For nearly three years now, we've been following the saga of the XS-1 Spaceplane -- the Defense Advanced Research Projects Agency's (DARPA) project to build a new and improved, 21st-century space shuttle.

Designed to fly "10 times in 10 days," the unmanned XS-1 will rocket to the edge of space and then fire a different rocket to launch payloads into orbit -- never leaving the atmosphere itself, and never actually entering orbit. Instead, after delivering its cargo the XS-1 will return to land on Earth like an airplane. In contrast to the actual space shuttle, which famously cost about $1 billion a mission to fly, XS-1 aims to deliver up to 3,000 pounds of cargo to orbit for just $5 million per flight.

Phantom Express.

Artist's conception of Boeing's Phantom Express XS-1 spaceplane. Image source: Boeing.

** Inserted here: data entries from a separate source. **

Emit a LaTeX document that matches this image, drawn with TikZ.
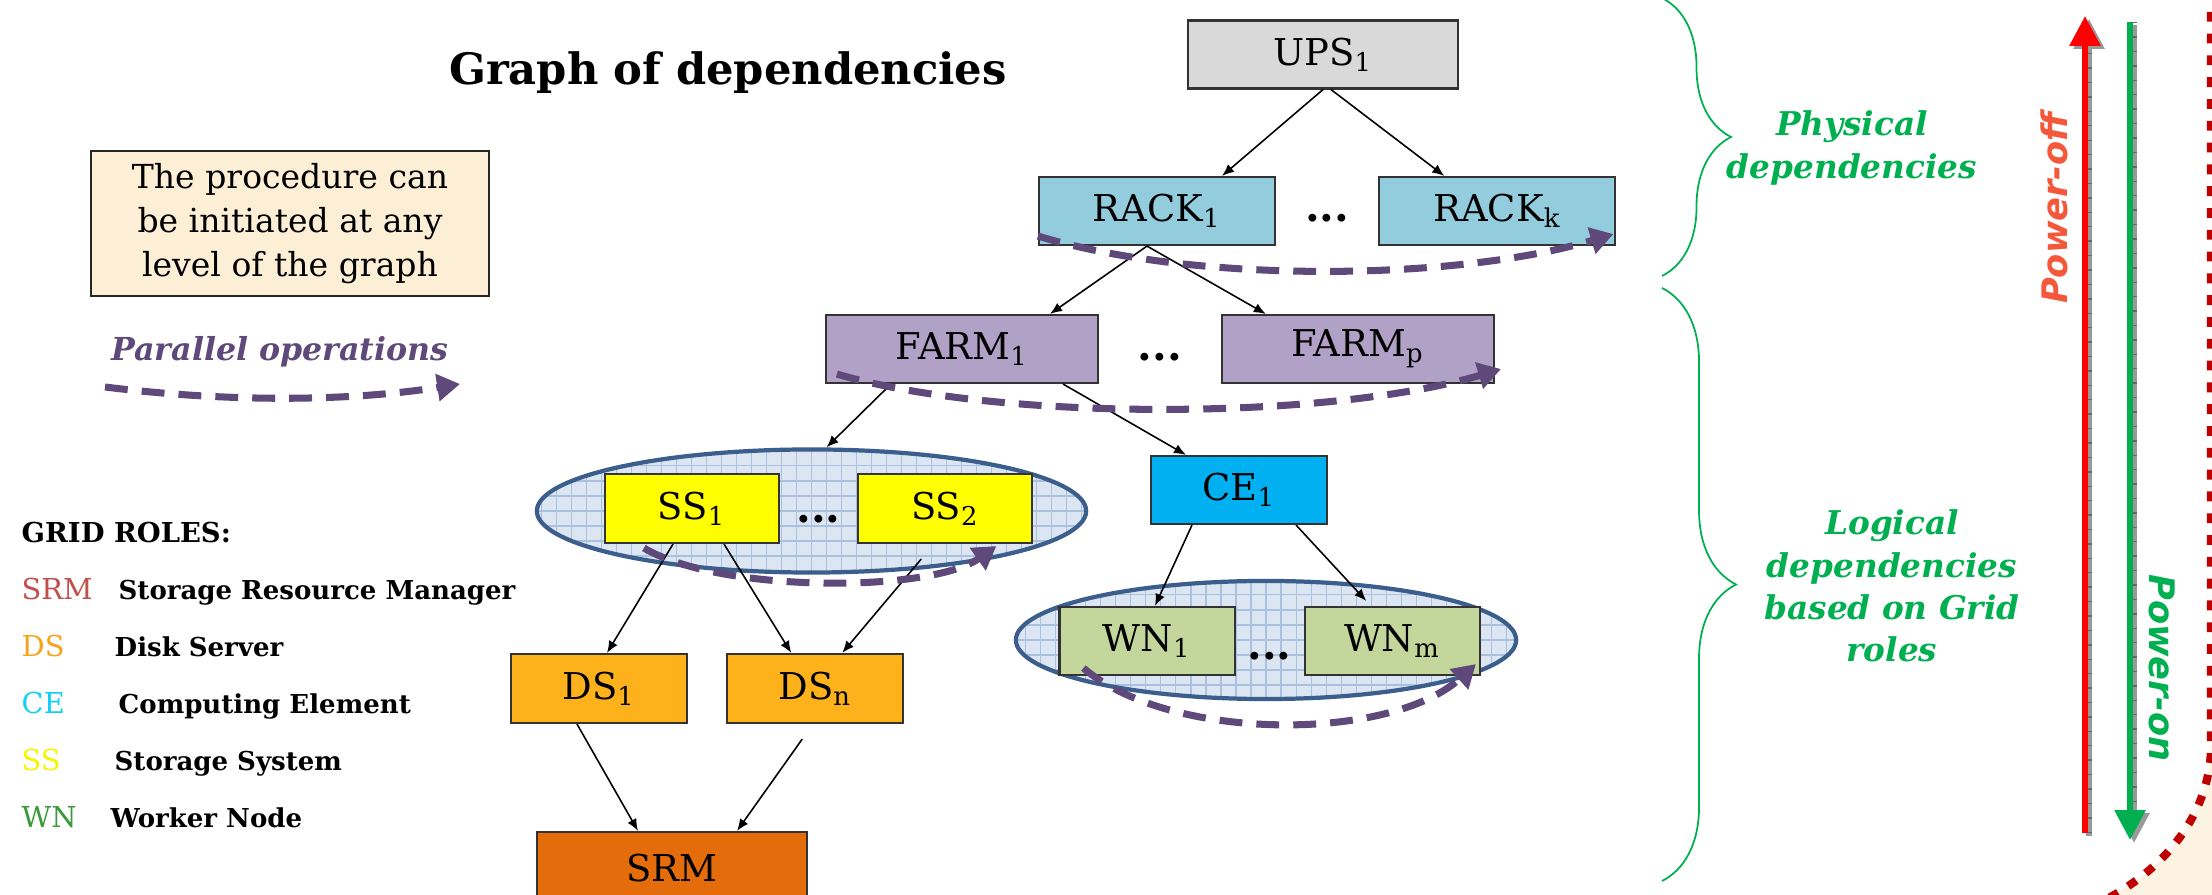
\documentclass[tikz,border=0pt]{standalone}
\usepackage{fontspec}
\setmainfont{DejaVu Serif}
\newfontfamily\powerfont{DejaVu Sans}
\usepackage{tikz}
\usetikzlibrary{arrows.meta,positioning,calc,shapes.geometric,decorations.pathreplacing}
\definecolor{UpsGray}{HTML}{D9D9D9}
\definecolor{RackBlue}{HTML}{93CDDD}
\definecolor{FarmLilac}{HTML}{B2A1C7}
\definecolor{CeCyan}{HTML}{00B0F0}
\definecolor{SsYellow}{HTML}{FFFF00}
\definecolor{DsOrange}{HTML}{FDB21C}
\definecolor{SrmOrange}{HTML}{E46C0A}
\definecolor{WnGreen}{HTML}{C3D69B}
\definecolor{NoteCream}{HTML}{FCEFD6}
\definecolor{RingBlue}{HTML}{3B5E8C}
\definecolor{RingFill}{HTML}{DCE6F2}
\definecolor{RingGrid}{HTML}{A9C1DE}
\definecolor{FlowPurple}{HTML}{5F497A}
\definecolor{DepGreen}{HTML}{00B050}
\definecolor{OffRed}{HTML}{FF0000}
\definecolor{OffText}{HTML}{F4573A}
\definecolor{EdgeRed}{HTML}{C00000}
\definecolor{EdgeCream}{HTML}{FDF3E2}
\definecolor{KeySrm}{HTML}{C0504D}
\definecolor{KeyDs}{HTML}{F7A21B}
\definecolor{KeyCe}{HTML}{10D0F8}
\definecolor{KeySs}{HTML}{F5F500}
\definecolor{KeyWn}{HTML}{3A9A3A}
\newcommand\unitfont{\fontsize{10.5}{12}\selectfont}
\tikzset{
  unitbox/.style={draw=black!80, line width=0.6pt, minimum height=6.8mm,
    inner sep=2pt, font=\unitfont},
  upsunit/.style={unitbox, fill=UpsGray, minimum width=27mm},
  rackunit/.style={unitbox, fill=RackBlue, minimum width=23.6mm},
  farmunit/.style={unitbox, fill=FarmLilac, minimum width=27.2mm},
  ceunit/.style={unitbox, fill=CeCyan, minimum width=17.6mm},
  ssunit/.style={unitbox, fill=SsYellow, minimum width=17.4mm, minimum height=6.9mm},
  dsunit/.style={unitbox, fill=DsOrange, minimum width=17.6mm, minimum height=6.9mm},
  srmunit/.style={unitbox, fill=SrmOrange, minimum width=27mm, minimum height=7.2mm},
  wnunit/.style={unitbox, fill=WnGreen, minimum width=17.5mm},
  rolegroup/.style={ellipse, draw=RingBlue, line width=1.2pt, fill=RingFill, inner sep=0pt,
    path picture={\draw[RingGrid, line width=0.3pt, step=1.5mm]
      (path picture bounding box.south west) grid (path picture bounding box.north east);}},
  elide/.style={inner sep=0pt, font=\bfseries\fontsize{12}{12}\selectfont},
  note/.style={draw=black!85, line width=0.6pt, fill=NoteCream, align=center,
    minimum width=39.8mm, minimum height=14.5mm, font=\fontsize{9.4}{12.6}\selectfont},
  titletext/.style={font=\bfseries\fontsize{12.3}{14}\selectfont},
  flowtext/.style={text=FlowPurple, font=\bfseries\itshape\fontsize{9}{10}\selectfont},
  rolehead/.style={anchor=base west, inner sep=0pt, font=\bfseries\fontsize{7.8}{10}\selectfont},
  roleabbr/.style={anchor=base west, inner sep=0pt, font=\fontsize{8.2}{10}\selectfont},
  roletext/.style={anchor=base west, inner sep=0pt, font=\bfseries\fontsize{7.4}{10}\selectfont},
  deplabel/.style={text=DepGreen, align=center, font=\bfseries\itshape\fontsize{9.3}{12}\selectfont},
  depbrace/.style={decorate, decoration={brace, amplitude=#1}, draw=DepGreen, line width=0.5pt},
  powerlabel/.style={font=\powerfont\bfseries\itshape\fontsize{10}{12}\selectfont},
  wire/.style={-{Latex[length=3.4pt,width=2.8pt]}, line width=0.45pt},
  flowwire/.style={-{Triangle[length=6.5pt,width=7.5pt]}, draw=FlowPurple, line width=2pt,
    dash pattern=on 6.5pt off 4pt},
  powerwire/.style={line width=1.7pt, -{Triangle[length=8.5pt,width=8.5pt]}},
  shadowwire/.style={powerwire, draw=black!40, fill=black!40},
  tickmarks/.style={draw=black!60, line width=1.1pt, dash pattern=on 0.4pt off 3.7pt},
  pageedge/.style={draw=EdgeRed, line width=2.3pt, dash pattern=on 2.8pt off 3.4pt}
}

\begin{document}
\begin{tikzpicture}[x=0.01cm, y=-0.01cm]
  \useasboundingbox (0,0) rectangle (2212,895);
  \clip (0,0) rectangle (2212,895);
  \fill[white] (0,0) rectangle (2212,895);

  % corner of the next page
  \fill[EdgeCream] (2211,745) .. controls (2211,800) and (2180,860) .. (2105,900)
    -- (2240,900) -- (2240,745) -- cycle;
  \draw[pageedge] (2211,-10) -- (2211,745) .. controls (2211,800) and (2180,860) .. (2105,900);

  % heading, note and legend
  \node[titletext, anchor=base] (title) at (728,85) {Graph of dependencies};
  \node[note] (procnote) at (290,223.5) {The procedure can\\be initiated at any\\level of the graph};
  \node[flowtext] (flowlabel) at (280,352) {Parallel operations};
  \coordinate (flowA) at (105,387);
  \coordinate (flowB) at (460,384);
  \draw[flowwire] (flowA) .. controls (225,402) and (345,402) .. (flowB);

  \node[rolehead] (roles) at (21,543) {GRID ROLES:};
  \node[roleabbr, text=KeySrm] (srmkey) at (21,600) {SRM};
  \node[roletext] (srmtext) at (118,600) {Storage Resource Manager};
  \node[roleabbr, text=KeyDs] (dskey) at (21,657) {DS};
  \node[roletext] (dstext) at (114,657) {Disk Server};
  \node[roleabbr, text=KeyCe] (cekey) at (21,714) {CE};
  \node[roletext] (cetext) at (118,714) {Computing Element};
  \node[roleabbr, text=KeySs] (sskey) at (21,771) {SS};
  \node[roletext] (sstext) at (114,771) {Storage System};
  \node[roleabbr, text=KeyWn] (wnkey) at (21,828) {WN};
  \node[roletext] (wntext) at (110,828) {Worker Node};

  % role groups
  \node[rolegroup, minimum width=54.9mm, minimum height=12.3mm] (ssgroup) at (811.5,511) {};
  \node[rolegroup, minimum width=50mm, minimum height=11.8mm] (wngroup) at (1266,640) {};

  % dependency graph
  \node[upsunit] (ups) at (1323,54.5) {UPS\textsubscript{1}};
  \node[rackunit] (rack1) at (1157,211) {RACK\textsubscript{1}};
  \node[rackunit, right=10.2mm of rack1] (rackk) {RACK\textsubscript{k}};
  \node[elide] (rackdots) at ($(rack1.east)!0.5!(rackk.west)+(0,7)$) {...};
  \node[farmunit] (farm1) at (962,349) {FARM\textsubscript{1}};
  \node[farmunit, right=12.15mm of farm1] (farmp) {FARM\textsubscript{p}};
  \node[elide] (farmdots) at ($(farm1.east)!0.5!(farmp.west)+(0,8)$) {...};
  \node[ceunit] (ce1) at (1239,490) {CE\textsubscript{1}};
  \node[ssunit] (ss1) at (692,508.5) {SS\textsubscript{1}};
  \node[ssunit, right=7.7mm of ss1] (ss2) {SS\textsubscript{2}};
  \node[elide] (ssdots) at ($(ss1.east)!0.5!(ss2.west)+(0,11)$) {...};
  \node[wnunit] (wn1) at (1147,641) {WN\textsubscript{1}};
  \node[wnunit, right=6.8mm of wn1] (wnm) {WN\textsubscript{m}};
  \node[elide] (wndots) at ($(wn1.east)!0.5!(wnm.west)+(0,15)$) {...};
  \node[dsunit] (ds1) at (599,688.5) {DS\textsubscript{1}};
  \node[dsunit, right=3.8mm of ds1] (dsn) {DS\textsubscript{n}};
  \node[srmunit] (srm) at (672,868) {SRM};

  \draw[wire] (ups.south) -- ([xshift=6.5mm]rack1.north);
  \draw[wire] ([xshift=0.8mm]ups.south) -- ([xshift=-5.3mm]rackk.north);
  \draw[wire] ([xshift=-1mm]rack1.south) -- ([xshift=8.8mm]farm1.north);
  \draw[wire] ([xshift=-1mm]rack1.south) -- ([xshift=-9.2mm]farmp.north);
  \draw[wire] ([xshift=-7.1mm]farm1.south) -- ([xshift=1.5mm]ssgroup.north);
  \draw[wire] ([xshift=-3.6mm]farm1.south east) -- ([xshift=-5.3mm]ce1.north);
  \draw[wire] ([xshift=-4.7mm]ce1.south) -- ([xshift=0.8mm]wn1.north);
  \draw[wire] ([xshift=5.7mm]ce1.south) -- ([xshift=-2.6mm,yshift=0.5mm]wnm.north);
  \draw[wire] ([xshift=-1.9mm]ss1.south) -- ([xshift=0.8mm]ds1.north);
  \draw[wire] ([xshift=3.2mm]ss1.south) -- ([xshift=-2.4mm]dsn.north);
  \draw[wire] ([xshift=-2.4mm,yshift=-1.5mm]ss2.south) -- ([xshift=2.7mm]dsn.north);
  \draw[wire] ([xshift=-2.2mm]ds1.south) -- ([xshift=-3.4mm]srm.north);
  \draw[wire] ([xshift=-1.3mm,yshift=-1.5mm]dsn.south) -- ([xshift=6.5mm]srm.north);

  % parallel operations on each level
  \draw[flowwire] ([shift={(0,-10)}]rack1.south west) .. controls (1200,285) and (1460,280)
    .. ([shift={(-3,-12)}]rackk.south east);
  \draw[flowwire] ([shift={(12,-10)}]farm1.south west) .. controls (1000,422) and (1330,420)
    .. ([shift={(6,-15)}]farmp.south east);
  \draw[flowwire] ([shift={(40,4)}]ss1.south west) .. controls (720,593) and (930,593)
    .. ([shift={(-37,2)}]ss2.south east);
  \draw[flowwire] ([shift={(25,-8)}]wn1.south west) .. controls (1170,742) and (1390,742)
    .. ([shift={(-5,-12)}]wnm.south east);

  % physical and logical parts
  \coordinate (physTop) at (1662,-2);
  \coordinate (physBot) at (1662,276);
  \coordinate (logTop) at (1662,288);
  \coordinate (logBot) at (1662,881);
  \draw[depbrace=6.9mm] (physTop) -- (physBot);
  \draw[depbrace=7.4mm] (logTop) -- (logBot);
  \node[deplabel] (physlabel) at (1852,148) {Physical\\dependencies};
  \node[deplabel] (loglabel) at (1892,586) {Logical\\dependencies\\based on Grid\\roles};

  % power-off goes up, power-on goes down
  \coordinate (offBot) at (2085,833);
  \coordinate (offTop) at (2085,16);
  \coordinate (onTop) at (2130,22);
  \coordinate (onBot) at (2130,840);
  \draw[shadowwire] ([xshift=0.4mm,yshift=-0.3mm]offBot) -- ([xshift=0.4mm,yshift=-0.3mm]offTop);
  \draw[tickmarks] ([xshift=0.5mm]offBot) -- ([xshift=0.5mm,yshift=-3mm]offTop);
  \draw[powerwire, draw=OffRed, fill=OffRed] (offBot) -- (offTop);
  \draw[shadowwire] ([xshift=0.4mm,yshift=-0.3mm]onTop) -- ([xshift=0.4mm,yshift=-0.3mm]onBot);
  \draw[tickmarks] ([xshift=0.5mm]onTop) -- ([xshift=0.5mm,yshift=3mm]onBot);
  \draw[powerwire, draw=DepGreen, fill=DepGreen] (onTop) -- (onBot);
  \node[powerlabel, text=OffText, rotate=90] (offlabel) at (2054,208) {Power-off};
  \node[powerlabel, text=DepGreen, rotate=-90] (onlabel) at (2162,668) {Power-on};
\end{tikzpicture}
\end{document}
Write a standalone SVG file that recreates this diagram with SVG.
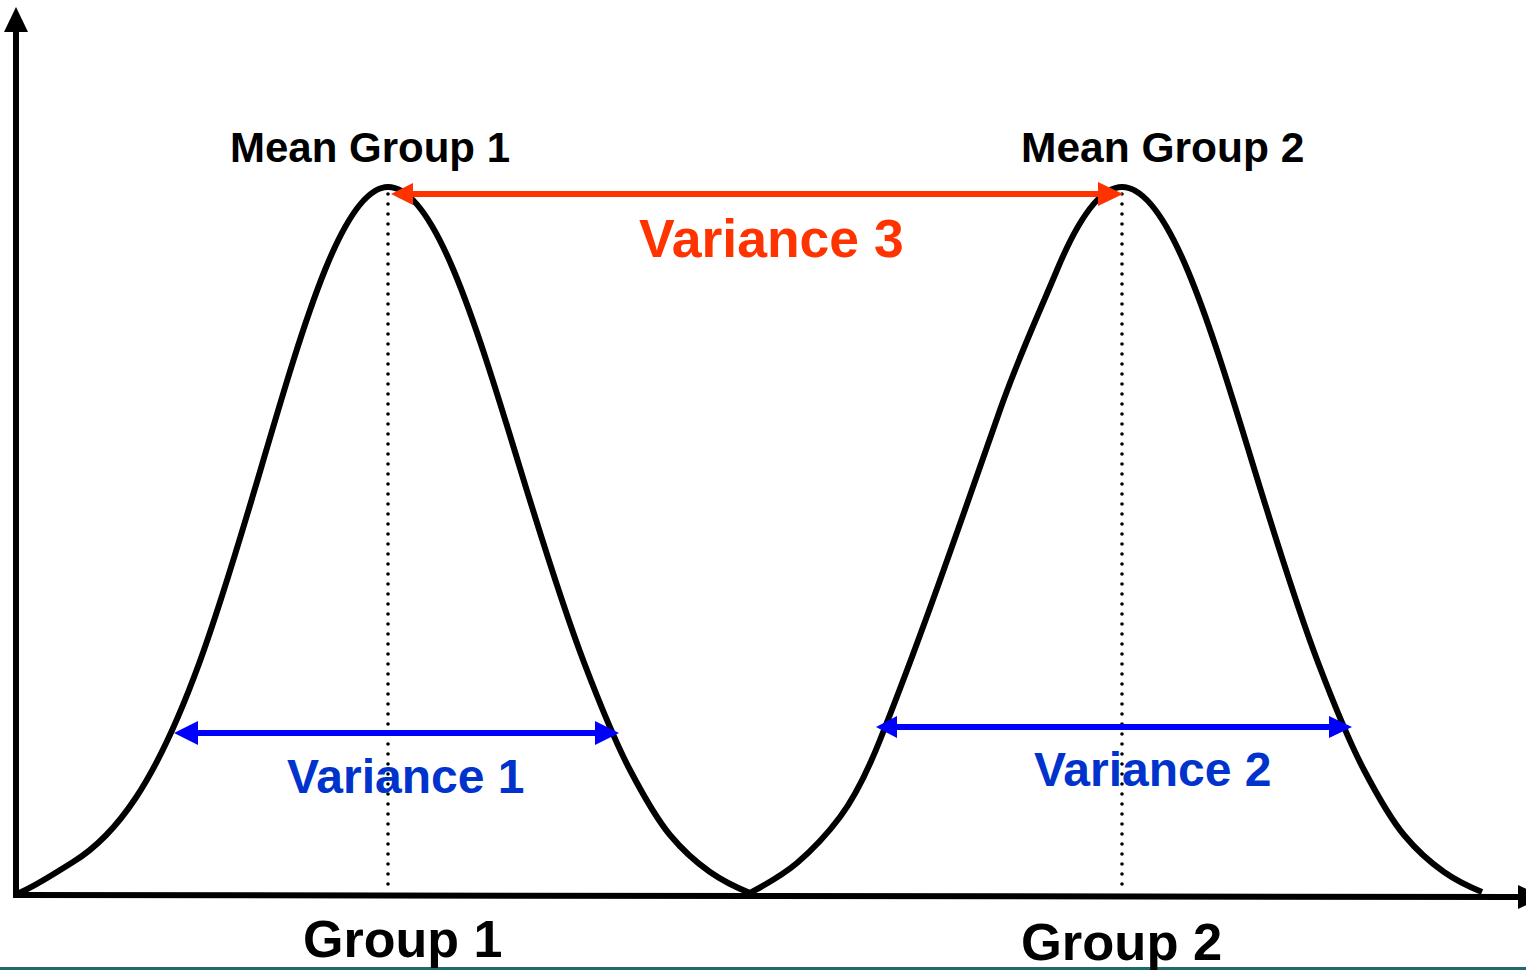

NASA has hired privately held Vector to build the second-stage "rocket" that will push payloads the last mile into orbit, using Vector's internally developed Vector-R rocket for this purpose. The question up till now, though, has been who would build the spaceplane itself. Would it be:

  • Boeing (NYSE:BA), in collaboration with CEO Jeff Bezos' "Blue Origin" space company?
  • Northrop Grumman, teaming up with Sir Richard Branson's Virgin Galactic?
  • Or privately held Masten Space Systems, working with equally private XCOR Aerospace?

Now we know the answer: It's Boeing ... and Aerojet Rocketdyne (NYSE:AJRD).

Boeing wins the prize -- but not Blue Origin

On Wednesday, May 24, DARPA made its announcement: Boeing will "build and fly an experimental vehicle for aircraft-like access to space." Dubbed the Boeing Phantom Express, this will be the "first of an entirely new class of hypersonic aircraft that would bolster national security by providing short-notice, low-cost access to space." After Boeing successfully completed phase 1 of the XS-1 competition, DARPA has tapped the company to proceed through phases 2 and 3 as well -- fabrication and flight.

And yet, Boeing's victory seems to have left Blue Origin in the lurch. Somewhere between 2014, when Boeing entered this competition, and this week, when Boeing won it, Blue Origin appears to have fallen off the Boeing team, to be replaced by Blue Origin's rocket-building rival Aerojet Rocketdyne.

According to DARPA's press release, "the XS-1 technology demonstrator's propulsion system is an Aerojet Rocketdyne AR-22 engine, a version of the legacy Space Shuttle main engine (SSME)." In confirmation of this, Aerojet issued its own press release on Wednesday, stating that "Aerojet Rocketdyne is a member of the Boeing team" and that it has been "selected to provide the main propulsion for the Boeing and the U.S. Defense Advanced Research Projects Agency (DARPA) reusable Experimental Spaceplane (XS-1)."

So it's official now: DARPA will proceed with building its spaceplane, with Boeing and Aerojet Rocketdyne doing the work. So what happens now?

What happens now

According to DARPA, Boeing and Aerojet Rocketdyne now move into phase 2 of the project, transforming XS-1 from concept into aircraft. This should be accomplished before the end of 2019, and will include at least 10 test-firings of the Phantom Express' engines over the course of 10 days.

This accomplished, the companies will proceed to phase 3 in 2020, running between 12 and 15 flight tests to prove the aircraft can actually fly 10 times in 10 days. Ultimately, DARPA will ask its contractors to demonstrate Phantom Express' ability to hit flight speeds of Mach 10, and launch a demonstration payload weighing between 900 and 3,000 pounds into low-earth orbit.

If they succeed in doing this, they'll prove the ability to put a pound of payload in orbit for as little as $1,700 -- and change the economics of spaceflight forever.